It’s our planet and future generations who pay the bill
Year after year consumption records tumble during the annual frenzy of Christmas shopping, and in 2019 we are expected to spend 23 billion sek (!) on Christmas gifts. Despite the climate crisis we live as if we had four planets, and our consumption habits are well exceeding what the planet can handle.
The Nordic countries’ ecological footprint is among the largest in the world, as our consumption-based emissions are approx 11 tonnes of carbon dioxide per person per year. According to the Paris agreement this number must decrease to 2,5 tonnes per person per year in order to have a chance to limit global heating to 1,5 c.
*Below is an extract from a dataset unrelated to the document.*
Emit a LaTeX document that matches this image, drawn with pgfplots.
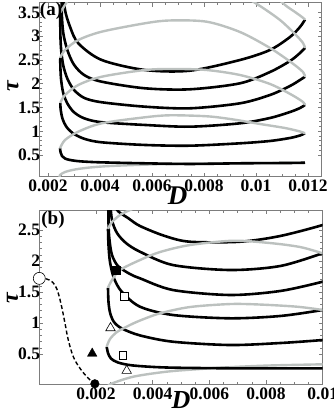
\documentclass[border=0pt]{standalone}
\usepackage{pgfplots}
\pgfplotsset{compat=1.18}
\usepackage{fontspec}
\setmainfont{Liberation Serif}
\definecolor{framegray}{RGB}{125,125,125}
\definecolor{lgray}{RGB}{188,193,191}
\pgfplotsset{
  mstyle/.style={
    scale only axis, anchor=north west,
    axis line style={draw=framegray, line width=0.9pt},
    tick style={draw=framegray, line width=0.6pt},
    major tick length=4pt, minor tick length=2.5pt,
    tick align=inside, tick pos=both,
    xticklabel pos=lower, yticklabel pos=left,
    tick label style={font=\bfseries\fontsize{17.5}{17.5}\selectfont, text=black},
    xticklabel style={inner sep=1pt, yshift=-2pt},
    yticklabel style={inner sep=0.5pt, xshift=1.5pt},
    scaled ticks=false,
    clip=true,
  },
  bl/.style={black, line width=2.6pt, smooth, tension=0.5},
  gr/.style={lgray, line width=2.4pt, smooth, tension=0.5},
}
\begin{document}
\begin{tikzpicture}
\useasboundingbox (0,0) rectangle (334pt,-415pt);
% ---------------- panel (a)
\begin{axis}[mstyle, at={(39.3pt,-2.7pt)}, width=282.4pt, height=174pt,
  xmin=0.001665, xmax=0.012527, ymin=0.043, ymax=3.706,
  xtick={0.002,0.004,0.006,0.008,0.01,0.012},
  xticklabels={0.002,0.004,0.006,0.008,0.01,0.012},
  ytick={0.5,1,1.5,2,2.5,3,3.5},
  yticklabels={0.5,1,1.5,2,2.5,3,3.5},
  minor x tick num=3, minor y tick num=4]
\addplot[gr] coordinates {(0.00245,0.03)(0.0024615,0.079)(0.0026538,0.142)(0.0030385,0.195)(0.0036154,0.237)(0.0043846,0.268)(0.0059231,0.300)(0.0074615,0.319)(0.0093846,0.327)(0.0118846,0.338)};
\addplot[bl] coordinates {(0.0024615,0.641)(0.0024846,0.553)(0.0025385,0.479)(0.0026538,0.426)(0.0028462,0.395)(0.0032308,0.367)(0.004,0.346)(0.0057308,0.325)(0.0074615,0.311)(0.0093846,0.325)(0.0113077,0.332)(0.0118846,0.338)};
\addplot[bl] coordinates {(0.0024731,1.595)(0.0024900,1.447)(0.0025600,1.260)(0.0027000,1.100)(0.0029500,0.960)(0.0034000,0.840)(0.0040654,0.767)(0.0057308,0.711)(0.0074615,0.696)(0.0093846,0.746)(0.0105385,0.795)(0.0113077,0.858)(0.0116923,0.911)(0.0118846,0.957)};
\addplot[bl] coordinates {(0.0024731,2.548)(0.0024750,2.359)(0.0025050,2.079)(0.0025885,1.799)(0.0027500,1.580)(0.0030000,1.400)(0.0034000,1.270)(0.0040654,1.190)(0.0057308,1.132)(0.0074615,1.096)(0.0093846,1.167)(0.0105385,1.279)(0.0113077,1.405)(0.0116923,1.489)(0.0118846,1.553)};
\addplot[bl] coordinates {(0.0024731,3.504)(0.0024750,3.062)(0.0025050,2.711)(0.0025885,2.380)(0.0027500,2.100)(0.0030000,1.870)(0.0034000,1.700)(0.0040654,1.610)(0.0057308,1.517)(0.0074615,1.483)(0.0093846,1.588)(0.0105385,1.763)(0.0113077,1.953)(0.0116923,2.079)(0.0118846,2.148)};
\addplot[bl] coordinates {(0.0025269,3.974)(0.0025300,3.483)(0.0025885,3.062)(0.0027500,2.700)(0.0030000,2.400)(0.0034000,2.180)(0.0040654,2.043)(0.0057308,1.904)(0.0074615,1.883)(0.0093846,2.009)(0.0105385,2.247)(0.0113077,2.479)(0.0116923,2.647)(0.0118846,2.753)};
\addplot[bl] coordinates {(0.0025885,3.974)(0.0026538,3.553)(0.0028462,3.201)(0.0031654,2.851)(0.0040654,2.5)(0.0057308,2.289)(0.0074615,2.275)(0.0093846,2.5)(0.0105385,2.711)(0.0113077,2.984)(0.0116923,3.195)(0.0118846,3.351)};
\addplot[gr] coordinates {(0.0024615,0.641)(0.0026538,0.816)(0.0031654,0.991)(0.0040654,1.167)(0.0057308,1.294)(0.0066923,1.336)(0.0081038,1.315)(0.009,1.258)(0.0101538,1.153)(0.0111154,1.068)(0.0116923,0.995)(0.0118846,0.957)};
\addplot[gr] coordinates {(0.0024731,1.595)(0.0026538,1.763)(0.0031654,1.974)(0.0040654,2.148)(0.0057308,2.289)(0.0068846,2.311)(0.0081038,2.289)(0.0093846,2.184)(0.0105385,1.995)(0.0113846,1.763)(0.0118077,1.616)(0.0118846,1.553)};
\addplot[gr] coordinates {(0.0024731,2.548)(0.0026538,2.711)(0.0031654,2.921)(0.0040654,3.096)(0.0057308,3.273)(0.0066923,3.332)(0.0081038,3.306)(0.0093846,3.089)(0.0105385,2.753)(0.0113846,2.437)(0.0118077,2.247)(0.0118846,2.148)};
\addplot[gr] coordinates {(0.0024731,3.504)(0.0026538,3.658)(0.0028462,3.826)(0.0031538,4.016)};
\addplot[gr] coordinates {(0.0088077,4.016)(0.0093846,3.889)(0.0101538,3.637)(0.0109231,3.342)(0.0115,3.047)(0.0118077,2.858)(0.0118846,2.753)};
\addplot[gr] coordinates {(0.0107308,3.868)(0.0111154,3.658)(0.0115,3.511)(0.0117692,3.405)(0.0118846,3.351)};
\end{axis}
% ---------------- panel (b)
\begin{axis}[mstyle, at={(39.3pt,-210pt)}, width=283.4pt, height=174.3pt,
  xmin=0, xmax=0.01, ymin=0.0113, ymax=2.823,
  xtick={0.002,0.004,0.006,0.008,0.01},
  xticklabels={0.002,0.004,0.006,0.008,0.01},
  ytick={0.5,1,1.5,2,2.5},
  yticklabels={0.5,1,1.5,2,2.5},
  minor x tick num=3, minor y tick num=4]
\addplot[gr] coordinates {(0.00245,-0.05)(0.0024947,0.011)(0.0033169,0.134)(0.0044954,0.215)(0.0056705,0.258)(0.0068349,0.290)(0.0081405,0.315)(0.01,0.334)(0.0105,0.34)};
\addplot[bl] coordinates {(0.0023783,0.618)(0.0024241,0.516)(0.00253,0.427)(0.002777,0.363)(0.0033063,0.315)(0.004506,0.282)(0.0068349,0.269)(0.0088462,0.269)(0.01,0.269)(0.0105,0.27)};
\addplot[bl] coordinates {(0.0024241,1.569)(0.0024418,1.339)(0.0025000,1.161)(0.0026358,1.016)(0.0029181,0.911)(0.0035533,0.800)(0.0047177,0.698)(0.006729,0.645)(0.0084933,0.677)(0.01,0.726)(0.0105,0.76)};
\addplot[bl] coordinates {(0.0024241,2.519)(0.0024418,2.258)(0.0024947,1.984)(0.0026358,1.721)(0.0029181,1.5)(0.0035533,1.263)(0.0047177,1.129)(0.006729,1.076)(0.0084933,1.113)(0.01,1.21)(0.0105,1.26)};
\addplot[bl] coordinates {(0.0024418,2.984)(0.0024440,2.581)(0.002477,2.339)(0.0025653,2.097)(0.002777,1.919)(0.0032004,1.790)(0.0035533,1.721)(0.0047177,1.532)(0.006729,1.452)(0.0084933,1.516)(0.01,1.666)(0.0105,1.74)};
\addplot[bl] coordinates {(0.0024947,2.984)(0.0025653,2.661)(0.0027417,2.452)(0.0030593,2.290)(0.0035533,2.150)(0.0047177,1.935)(0.006729,1.855)(0.0084933,1.919)(0.01,2.124)(0.0105,2.2)};
\addplot[bl] coordinates {(0.00253,2.984)(0.002777,2.806)(0.0031299,2.694)(0.0035533,2.565)(0.0044354,2.403)(0.0053176,2.311)(0.0070762,2.311)(0.0084933,2.403)(0.01,2.581)(0.0105,2.68)};
\addplot[gr] coordinates {(0.0023783,0.618)(0.0024947,0.742)(0.0027417,0.855)(0.0031299,0.952)(0.0035533,1.040)(0.004259,1.156)(0.0053176,1.258)(0.006729,1.306)(0.0077876,1.298)(0.0090931,1.263)(0.01,1.210)(0.0105,1.17)};
\addplot[gr] coordinates {(0.0024241,1.569)(0.0025653,1.694)(0.0028476,1.855)(0.0035533,2.016)(0.004259,2.145)(0.0053176,2.258)(0.0068349,2.327)(0.0081405,2.290)(0.009199,2.226)(0.01,2.124)(0.0105,2.05)};
\addplot[gr] coordinates {(0.0024241,2.519)(0.0025653,2.629)(0.0028476,2.742)(0.0032004,2.823)(0.0035533,2.887)};
% dashed curve and markers
\addplot[black, line width=1.4pt, dash pattern=on 4pt off 2.5pt, smooth, tension=0.6] coordinates {(0,1.72)(0.000141,1.72)(0.000378,1.69)(0.000554,1.61)(0.00067,1.48)(0.00079,1.26)(0.000907,0.995)(0.001023,0.726)(0.0012,0.457)(0.001436,0.269)(0.001729,0.108)(0.00196,0.02)};
\addplot[only marks, mark=*, mark size=6pt, mark options={fill=white, draw=black, line width=0.6pt}] coordinates {(0,1.72)};
\addplot[only marks, mark=*, mark size=4.3pt, mark options={fill=black, draw=black}] coordinates {(0.00196,0.02)};
\addplot[only marks, mark=square*, mark size=3.8pt, mark options={fill=black, draw=black}] coordinates {(0.0027064,1.855)};
\addplot[only marks, mark=square*, mark size=3.8pt, mark options={fill=white, draw=black, line width=0.6pt}] coordinates {(0.0029887,1.435)(0.0029428,0.476)};
\addplot[only marks, mark=triangle*, mark size=5.5pt, mark options={fill=white, draw=black, line width=0.6pt}] coordinates {(0.0025123,0.919)(0.003084,0.231)};
\addplot[only marks, mark=triangle*, mark size=5.5pt, mark options={fill=black, draw=black}] coordinates {(0.0018666,0.508)};
\end{axis}
% labels
\node[font=\bfseries\fontsize{19}{19}\selectfont, inner sep=0pt] at (51pt,-10.5pt) {(a)};
\node[font=\bfseries\fontsize{19}{19}\selectfont, inner sep=0pt] at (53pt,-220pt) {(b)};
\node[font=\bfseries\itshape\fontsize{27}{27}\selectfont, inner sep=0pt] at (177.5pt,-196pt) {D};
\node[font=\bfseries\itshape\fontsize{26}{26}\selectfont, inner sep=0pt] at (181pt,-400pt) {D};
\node[rotate=90, font=\bfseries\itshape\fontsize{24}{24}\selectfont, inner sep=0pt] at (13pt,-86pt) {τ};
\node[rotate=90, font=\bfseries\itshape\fontsize{24}{24}\selectfont, inner sep=0pt] at (12.5pt,-298pt) {τ};
\end{tikzpicture}
\end{document}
Globally, consumption (food, travel, textiles, electronics, household etc) is estimated to contribute to 60% of the total emissions of greenhouse gases, and according to the UN, the textile industry alone consumes more energy than both the aviation and shipping industries combined.
Every year corporations spend billions on marketing, trying to get us to ignore the shocking facts and consume more and more. They are putting their profits over our planet and future, and it’s time for us to stand together and say no. We have the power to push governments and corporations to be better, to set policies and create ethical production and promotion guidelines, and Christmas time is the perfect chance to make a clear statement against their destructive attitudes.
Overconsumption is not only contributing to global warming, it also has consequences on land, oceans and biodiversity. The production of fast-moving consumer goods is putting intense pressure on our planet’s natural resources, and we are living on borrowed capital from future generations to be able to meet the excessive demands of our current lifestyle.
- Extreme amounts of fast-fashion and electronic waste ends up in landfills due to our throwaway culture. Every single second, a truckload of textiles is either dumped in landfills or burnt, releasing harmful gases into our atmosphere
- Nearly 20 percent of global wastewater is produced by the fashion industry, in a time when cities and countries around the world face droughts and zero-water scares
- Hazardous chemicals – some of which are already known to cause cancer or disrupt hormonal systems – are released to the water when producing textiles. They are in the worst cases dumped directly into the oceans and end up in our food chain
- Paper and wood products, such as paper bags, delivery boxes, and other single use items are contributing to deforestation and the elimination of old forests and their ecosystems
The real price for our consumption is clearly something much greater and more terrifying than the one on the price tag. The health of our planet. People in developing countries. Future generations. These are the ones who truly pay the bill for our excessive consumption.
We need to shift to a sustainable lifestyle that is not depleting ecosystems and fueling the global climate crisis, and to rewind habits of unsustainable consumption and production to live within our planetary boundaries.
A fundamental change in how we use the Earth’s resources is needed. For that, political decisions are required, and we as individuals and customers have the power to ensure governments and corporations clean up their production and act for our planet, not just for profit. Additionally, we have the possibility to create long term sustainable change through the decisions we make in our everyday lives.
What you can do to limit your footprint on Earth this Christmas:
- Say no to Christmas gifts and other unnecessary purchases
- Swap and borrow things as much as you can
- Choose second hand when you do shop
- Try a plant-based Christmas dinner
- Travel environmentally friendly, choose train instead of plane.